Tout d’abord la fondation du concept s’édifie sur la volonté de dire « non » engendrée par une réaction de refus face à une situation jugée intolérable. Nous pouvons transposer sans risque majeur d’anachronisme ce premier postulat dans les années 1850, mais à l’aune d’une taxonomie du vocable « résistance », comment se situerait l’insurrection de Décembre 1851 ?

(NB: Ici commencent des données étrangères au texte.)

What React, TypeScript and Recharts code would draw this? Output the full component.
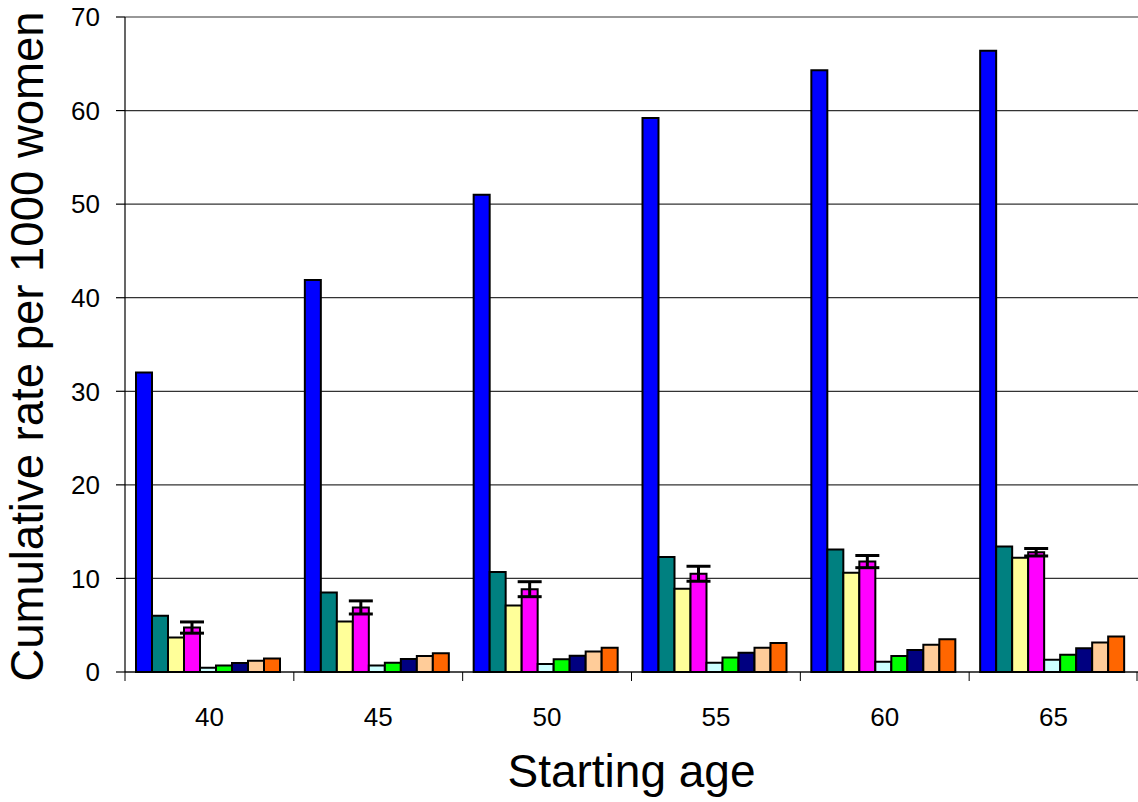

Jusqu’en mars 1849, les cris « séditieux » inquiètent peu les autorités. Certaines nuits sont parfois un peu agités à l’approche des élections, et les cris de « vive Barbès, Raspail et autres » sont fréquents. Mais, comme le fait remarquer le juge de paix d’Aubenas, il ne faut pas attacher trop d’importance aux manifestations de quelques conscrits pleins de vie  1394 ». Lorsque le regard de l’autorité « politise » l’événement, il peut lui donner une interprétation qu’il n’aurait peut être pas eu à l’origine et, comme dans une réaction chimique, la transformation peut s’opérer et atteindre le point « d’intolérabilité » déclencheur de réactions en chaîne. Le 21 janvier 1849, Il y eut l’exemple des incidents de Banne survenus au moment de la conscription  1395 . Une autre affaire, l’affaire des bonnets rouges d’Annonay au mois de novembre 1849, peut permettre de comprendre ce mécanisme de la greffe politique d’un événement.

Notes
1388.

François BÉDARIDA, « Sur le concept de résistance » dans Jean Marie GUILLON et Pierre LABORIE [dir.], Mémoire et Histoire : la Résistance, Éditions Privat, 1995, pp. 45-50.

1389.

Logique qui permet de reconsidérer l’engagement et l’orientation du jeune maquisard Lacombe Lucien dans le film de Louis Malle (1974).

1390.

François BÉDARIDA, « Sur le concept de résistance », idem, p. 47.

1391.

Pierre LABORIE, « L’idée de Résistance, entre définition et sens, retour sur un questionnement », dans La Résistance et les Français. Nouvelles Approches – Les cahiers de l’IHTP, n°37, décembre 1997, pp. 22-24, « Un geste de compassion peut sauver la vie d’un clandestin ou d’un juif : s’il n’est pas fait avec l’intention de nuire à l’occupant, ou à ses complices, il reste un geste de compassion. Hors de toute considération morale, et tout jugement de valeur exclu, un acte de charité ou d’amitié, qui ne veut que charité ou amitié, n’est pas un acte de Résistance ».

1392.

Pierre LABORIE, ibidem.

1393.

Pierre LABORIE, idem, p. 26.

1394.

Arch. dép. 5M10. D’Aubenas, Gleizal au préfet en date du 14 mars 1849. Michel CARLAT, dans L’Ardèche, ouvrage paru sous sa direction (déjà cité), raconte la fête populaire de la conscription : « On se rendait pour le tirage, au chef-lieu du canton, en cortège avec bouquets et rubans, porte-drapeau en tête, avec tambour. Lo vinaïre suivait avec sa doublo, et un verre dans lequel buvaient tous ceux qui avaient soif –et ils étaient nombreux- mais l’on trouvait toujours quelqu’un pour aimablement le remplir : voisin, bourgeois ou cabaretier, “la soif ne coûtait pas cher”. Et l’on chantait, et l’on dansait, et l’on noyait dans le vin et la gaîté l’appréhension d’un long départ, de séparations parfois définitives ». « Les conscrits », page 365.

1395.

Voir chapitre IV, B) –III, 3°) « Les élections à l’Assemblée législative du 13 mai 1849 ».